The content of <SCRIPT> is left unchanged. No wordwrap, entities conversion, or TAGS parsing is done at all. This may cause problems with some type of printers.

Refer to HTTX documentation for more informations.

Support badly written HTML
Partial support for badly written HTML documents. Use with caution! (option BADHTML)

The standard HTTX settings will be saved in the environment variables HTTX.prefs (for Save as text) and HTTXprt.prefs (for Print as text).

Other options (like NOHEADER, FORCE or INCLUDE) are managed directly from the Plugin and should NOT be put in the configuration used with this interface. Refer to HTTX documentation for a full explanation of options.

Plugin related configuration

Print HTTP/META header
Add the HTTP header information and the <META> tags present in the HTML source to the converted file.

Example of the added text:

Header:
HTTP/1.0 200 OK Server: Netscape-Enterprise/2.01
Date: Sat, 26 Apr 1997 06:38:12 GMT
Accept-ranges: bytes
Last-modified: Tue, 15 Apr 1997 13:57:46 GMT
Content-length: 7085
Content-type: text/html
Content-Type: text/html; charset=ISO-8859-1

Show preview of converted document
After a document is converted it will be shown using MultiView (must be in "SYS:Utilities/" drawer). After closing MultiView a requester will ask if the document should be kept or deleted. Select Delete and the file will be erased and no conversion informations will be shown.
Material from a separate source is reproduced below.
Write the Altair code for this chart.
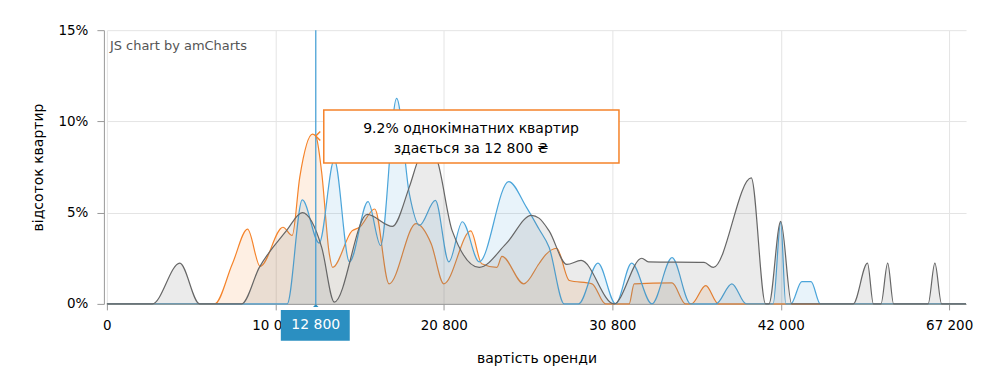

Note that some versions of MultiView seems to have problems with some of the ANSI codes used by HTTX. If part of text not indented, don't worry, it is MultiView. See HTTX documentation for more informations.
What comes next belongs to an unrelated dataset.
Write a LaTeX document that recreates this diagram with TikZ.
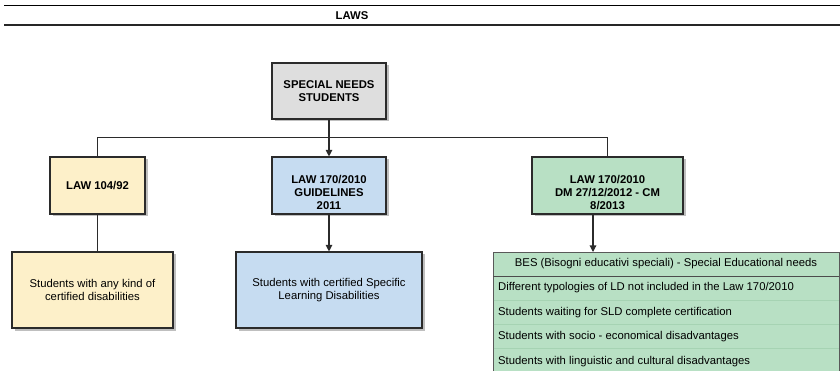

This option is only used when saving as text.

Show conversion report
After converting a document, an info page containing the current HTTX settings is normally shown. You can choose between this and a requester that reports only if conversion has been successful.
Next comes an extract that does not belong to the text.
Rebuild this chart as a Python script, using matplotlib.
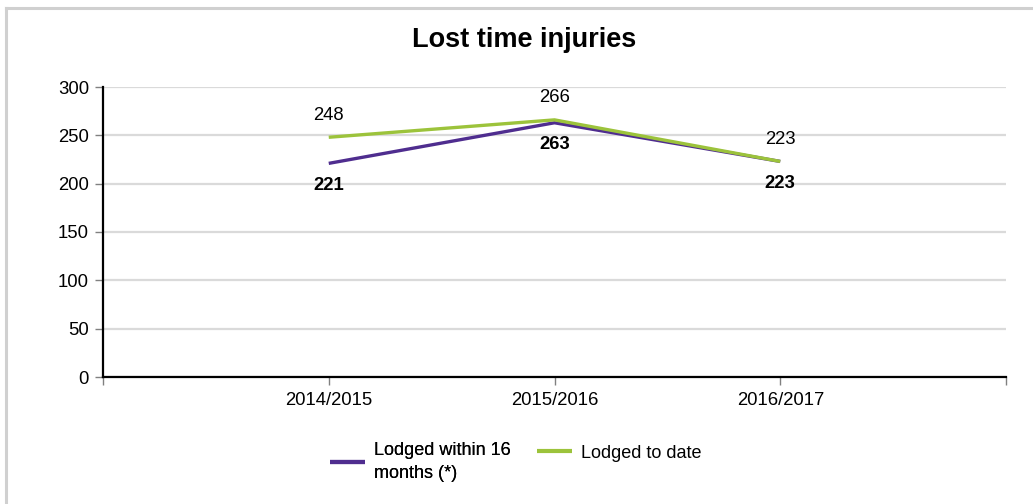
import matplotlib
matplotlib.use("Agg")
import matplotlib.pyplot as plt
from matplotlib.lines import Line2D

plt.rcParams['font.family'] = ['Liberation Sans', 'DejaVu Sans']

categories = ['2014/2015', '2015/2016', '2016/2017']
within_16 = [221, 263, 223]
to_date = [248, 266, 223]
title = 'Lost time injuries'
label_within = 'Lodged within 16\nmonths (*)'
label_to_date = 'Lodged to date'

PURPLE = '#4F2D8F'
GREEN = '#9CC33B'
FS = 13.3

fig = plt.figure(figsize=(10.33, 5.04), dpi=100)
ax = fig.add_axes([103/1033, 1-377/504, (1006-103)/1033, (377-87)/504])

xs = list(range(1, len(categories)+1))
l1, = ax.plot(xs, within_16, color=PURPLE, lw=2.4, solid_capstyle='butt', zorder=3)
l2, = ax.plot(xs, to_date, color=GREEN, lw=2.4, solid_capstyle='butt', zorder=3)

for x, v in zip(xs, within_16):
    ax.annotate(str(v), (x, v), xytext=(0, -16), textcoords='offset points',
                ha='center', va='center', fontsize=FS, fontweight='bold', color='black')
for x, v in zip(xs, to_date):
    ax.annotate(str(v), (x, v), xytext=(0, 16), textcoords='offset points',
                ha='center', va='center', fontsize=FS, color='black')

ax.set_xlim(0, len(categories)+1)
ax.set_ylim(0, 300)
ax.set_yticks(range(0, 301, 50))
ax.set_xticks(range(0, len(categories)+2))
ax.set_xticklabels([''] + categories + [''])
ax.tick_params(axis='both', labelsize=FS, colors='#808080', labelcolor='black', length=6, width=1)
ax.tick_params(axis='x', pad=5)
ax.tick_params(axis='y', pad=4)
ax.grid(axis='y', color='#DADADA', lw=1.6)
ax.set_axisbelow(True)
for s in ['top', 'right']:
    ax.spines[s].set_visible(False)
for s in ['left', 'bottom']:
    ax.spines[s].set_linewidth(1.6)
    ax.spines[s].set_color('black')

fig.text(524/1033, 1-40/504, title, ha='center', va='center', fontsize=19.5, fontweight='bold')

leg1 = fig.legend(handles=[l1], labels=[label_within], loc='center left',
                  bbox_to_anchor=(330/1033, 1-462/504), frameon=False, fontsize=13,
                  handlelength=1.95, handletextpad=0.5, borderpad=0, borderaxespad=0)
leg1.get_lines()[0].set_linewidth(3)
for t in leg1.get_texts():
    t.set_linespacing(1.4)
leg2 = fig.legend(handles=[l2], labels=[label_to_date], loc='center left',
                  bbox_to_anchor=(537/1033, 1-453/504), frameon=False, fontsize=13,
                  handlelength=1.95, handletextpad=0.5, borderpad=0, borderaxespad=0)
leg2.get_lines()[0].set_linewidth(3)
fig.add_artist(leg1)

# panel border (top and left)
fig.add_artist(Line2D([6/1033, 1], [1-8/504, 1-8/504], transform=fig.transFigure, color='#D0D0D0', lw=2.2))
fig.add_artist(Line2D([6/1033, 6/1033], [0, 1-8/504], transform=fig.transFigure, color='#D0D0D0', lw=2.2))

fig.savefig('out.png', dpi=100)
The HTTX-AWeb settings are saved in the environment variable HTTXPlugin.config.


Saving preferences for HTTX works like the standard WB preference programs. Use the "Save" or "Use" option to store data. With "Save" the settings are stored in ENVARC: and the changes are permanent. With "Use" they are saved only in ENV: so changes are lost when you reboot. The first time you configure HTTX you MUST use "Save" option.



Usage

To save or print a page use the previously set menu or popup entries.

If page contains frames (or iframes) a requester will open. You may choose to save all frames to a single file or use a requester to save or skip each frame.

If preview is active when saving, after conversion of any document, the converted document will be shown and then the keep or delete requester will be shown.